### What you are asked to do:
Write again exactly the lines in the listing below, starting at the line with "Recreate this image" and ending at the line with "6, 6, 6, 6, 6, 6, 6, 6, 6, 0]", both included. Pictures are not copied.

Figure scripts
● ● ● ● ●

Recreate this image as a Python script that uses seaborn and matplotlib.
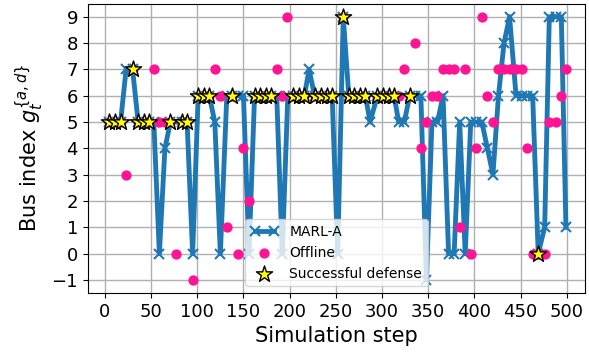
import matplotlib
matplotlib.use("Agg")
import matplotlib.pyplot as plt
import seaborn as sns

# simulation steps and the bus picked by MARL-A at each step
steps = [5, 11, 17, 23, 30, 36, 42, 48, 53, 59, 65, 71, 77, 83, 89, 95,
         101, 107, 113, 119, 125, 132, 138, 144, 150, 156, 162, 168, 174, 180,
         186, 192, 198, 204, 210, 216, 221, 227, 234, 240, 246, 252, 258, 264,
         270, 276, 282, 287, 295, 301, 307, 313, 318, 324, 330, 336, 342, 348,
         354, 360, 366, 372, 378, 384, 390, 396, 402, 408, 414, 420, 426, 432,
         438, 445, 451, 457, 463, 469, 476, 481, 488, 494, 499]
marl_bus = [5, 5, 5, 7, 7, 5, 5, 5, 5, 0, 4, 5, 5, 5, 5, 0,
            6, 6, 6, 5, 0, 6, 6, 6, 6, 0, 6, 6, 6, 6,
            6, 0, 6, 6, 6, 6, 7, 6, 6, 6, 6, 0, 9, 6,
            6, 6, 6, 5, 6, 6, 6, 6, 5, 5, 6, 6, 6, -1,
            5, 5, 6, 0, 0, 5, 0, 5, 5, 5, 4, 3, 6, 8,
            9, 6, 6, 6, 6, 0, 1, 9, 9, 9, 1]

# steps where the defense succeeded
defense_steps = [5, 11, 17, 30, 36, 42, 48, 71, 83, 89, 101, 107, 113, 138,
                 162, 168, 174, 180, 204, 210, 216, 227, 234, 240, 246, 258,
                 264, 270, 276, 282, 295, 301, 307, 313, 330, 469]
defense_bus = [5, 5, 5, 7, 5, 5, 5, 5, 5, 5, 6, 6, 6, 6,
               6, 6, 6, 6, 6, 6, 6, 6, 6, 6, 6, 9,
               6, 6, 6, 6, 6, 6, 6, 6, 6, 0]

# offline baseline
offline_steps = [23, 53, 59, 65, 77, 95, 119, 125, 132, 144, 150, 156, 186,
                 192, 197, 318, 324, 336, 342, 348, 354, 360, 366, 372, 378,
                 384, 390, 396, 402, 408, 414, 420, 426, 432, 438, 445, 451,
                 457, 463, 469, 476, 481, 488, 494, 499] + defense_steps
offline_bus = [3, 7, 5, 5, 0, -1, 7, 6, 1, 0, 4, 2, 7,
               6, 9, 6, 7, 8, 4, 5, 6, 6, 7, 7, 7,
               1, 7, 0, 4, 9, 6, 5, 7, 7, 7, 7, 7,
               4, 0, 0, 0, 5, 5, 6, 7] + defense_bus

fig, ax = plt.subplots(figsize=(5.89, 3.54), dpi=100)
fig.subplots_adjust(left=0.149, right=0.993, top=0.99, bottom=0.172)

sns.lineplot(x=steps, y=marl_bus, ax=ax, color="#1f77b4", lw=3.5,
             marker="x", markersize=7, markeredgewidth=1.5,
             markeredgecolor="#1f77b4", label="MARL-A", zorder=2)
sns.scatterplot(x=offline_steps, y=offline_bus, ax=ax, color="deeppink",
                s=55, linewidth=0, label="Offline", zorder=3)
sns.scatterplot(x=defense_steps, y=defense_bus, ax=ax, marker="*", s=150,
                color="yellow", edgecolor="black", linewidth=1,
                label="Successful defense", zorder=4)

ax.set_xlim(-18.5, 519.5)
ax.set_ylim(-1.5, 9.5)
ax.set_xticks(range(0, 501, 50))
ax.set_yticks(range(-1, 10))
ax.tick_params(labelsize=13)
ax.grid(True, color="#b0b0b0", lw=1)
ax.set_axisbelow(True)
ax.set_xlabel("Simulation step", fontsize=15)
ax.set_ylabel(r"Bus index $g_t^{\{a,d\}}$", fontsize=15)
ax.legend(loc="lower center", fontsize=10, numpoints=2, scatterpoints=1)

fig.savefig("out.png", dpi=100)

● ● ● ● ●

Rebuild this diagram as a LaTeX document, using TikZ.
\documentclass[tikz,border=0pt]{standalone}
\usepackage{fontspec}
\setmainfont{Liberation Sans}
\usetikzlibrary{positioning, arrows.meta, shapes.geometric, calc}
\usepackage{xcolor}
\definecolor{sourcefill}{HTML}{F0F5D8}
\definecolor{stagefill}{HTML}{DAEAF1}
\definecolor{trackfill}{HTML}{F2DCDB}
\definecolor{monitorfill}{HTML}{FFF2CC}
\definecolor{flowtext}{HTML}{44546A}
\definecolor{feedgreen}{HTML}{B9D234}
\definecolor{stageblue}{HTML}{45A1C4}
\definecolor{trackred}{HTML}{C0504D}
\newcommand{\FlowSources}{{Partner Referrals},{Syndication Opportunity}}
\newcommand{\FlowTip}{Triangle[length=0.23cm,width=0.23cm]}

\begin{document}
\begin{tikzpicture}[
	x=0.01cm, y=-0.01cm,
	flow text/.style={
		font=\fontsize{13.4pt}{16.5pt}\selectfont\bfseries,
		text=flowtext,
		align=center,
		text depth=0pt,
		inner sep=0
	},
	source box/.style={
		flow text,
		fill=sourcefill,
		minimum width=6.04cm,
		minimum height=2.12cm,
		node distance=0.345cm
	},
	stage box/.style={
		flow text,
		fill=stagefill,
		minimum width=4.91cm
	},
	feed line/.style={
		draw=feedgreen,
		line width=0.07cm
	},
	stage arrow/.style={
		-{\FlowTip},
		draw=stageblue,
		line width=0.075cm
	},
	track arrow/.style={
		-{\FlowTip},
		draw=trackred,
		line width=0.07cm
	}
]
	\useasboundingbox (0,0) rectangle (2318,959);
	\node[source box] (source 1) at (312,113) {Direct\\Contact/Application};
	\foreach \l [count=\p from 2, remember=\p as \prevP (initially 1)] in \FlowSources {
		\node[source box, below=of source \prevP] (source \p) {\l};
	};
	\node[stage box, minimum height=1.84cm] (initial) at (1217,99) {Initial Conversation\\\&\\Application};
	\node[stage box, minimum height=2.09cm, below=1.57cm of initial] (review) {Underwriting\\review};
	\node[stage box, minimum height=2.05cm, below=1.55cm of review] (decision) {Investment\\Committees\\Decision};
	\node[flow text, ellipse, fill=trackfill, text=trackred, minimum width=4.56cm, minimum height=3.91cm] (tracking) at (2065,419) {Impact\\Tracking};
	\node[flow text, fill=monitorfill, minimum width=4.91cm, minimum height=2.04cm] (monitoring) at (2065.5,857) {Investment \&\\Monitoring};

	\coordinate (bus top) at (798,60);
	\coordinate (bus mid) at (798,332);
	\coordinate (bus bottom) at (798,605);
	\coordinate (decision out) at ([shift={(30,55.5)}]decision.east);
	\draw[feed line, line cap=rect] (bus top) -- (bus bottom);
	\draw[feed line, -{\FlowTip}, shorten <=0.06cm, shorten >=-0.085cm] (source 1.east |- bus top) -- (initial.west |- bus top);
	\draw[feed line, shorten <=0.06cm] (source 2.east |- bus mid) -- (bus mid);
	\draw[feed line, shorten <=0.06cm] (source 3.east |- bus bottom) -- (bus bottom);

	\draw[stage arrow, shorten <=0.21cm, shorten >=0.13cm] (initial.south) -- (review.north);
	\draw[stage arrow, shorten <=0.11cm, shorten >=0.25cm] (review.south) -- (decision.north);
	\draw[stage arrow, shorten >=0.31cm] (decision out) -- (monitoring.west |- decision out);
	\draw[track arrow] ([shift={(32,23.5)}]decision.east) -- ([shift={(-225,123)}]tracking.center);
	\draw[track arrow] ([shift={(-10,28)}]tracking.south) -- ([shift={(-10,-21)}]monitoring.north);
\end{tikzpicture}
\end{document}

● ● ● ● ●

### Exercise output:
Recreate this image as a Python script that uses seaborn and matplotlib.
import matplotlib
matplotlib.use("Agg")
import matplotlib.pyplot as plt
import seaborn as sns

# simulation steps and the bus picked by MARL-A at each step
steps = [5, 11, 17, 23, 30, 36, 42, 48, 53, 59, 65, 71, 77, 83, 89, 95,
         101, 107, 113, 119, 125, 132, 138, 144, 150, 156, 162, 168, 174, 180,
         186, 192, 198, 204, 210, 216, 221, 227, 234, 240, 246, 252, 258, 264,
         270, 276, 282, 287, 295, 301, 307, 313, 318, 324, 330, 336, 342, 348,
         354, 360, 366, 372, 378, 384, 390, 396, 402, 408, 414, 420, 426, 432,
         438, 445, 451, 457, 463, 469, 476, 481, 488, 494, 499]
marl_bus = [5, 5, 5, 7, 7, 5, 5, 5, 5, 0, 4, 5, 5, 5, 5, 0,
            6, 6, 6, 5, 0, 6, 6, 6, 6, 0, 6, 6, 6, 6,
            6, 0, 6, 6, 6, 6, 7, 6, 6, 6, 6, 0, 9, 6,
            6, 6, 6, 5, 6, 6, 6, 6, 5, 5, 6, 6, 6, -1,
            5, 5, 6, 0, 0, 5, 0, 5, 5, 5, 4, 3, 6, 8,
            9, 6, 6, 6, 6, 0, 1, 9, 9, 9, 1]

# steps where the defense succeeded
defense_steps = [5, 11, 17, 30, 36, 42, 48, 71, 83, 89, 101, 107, 113, 138,
                 162, 168, 174, 180, 204, 210, 216, 227, 234, 240, 246, 258,
                 264, 270, 276, 282, 295, 301, 307, 313, 330, 469]
defense_bus = [5, 5, 5, 7, 5, 5, 5, 5, 5, 5, 6, 6, 6, 6,
               6, 6, 6, 6, 6, 6, 6, 6, 6, 6, 6, 9,
               6, 6, 6, 6, 6, 6, 6, 6, 6, 0]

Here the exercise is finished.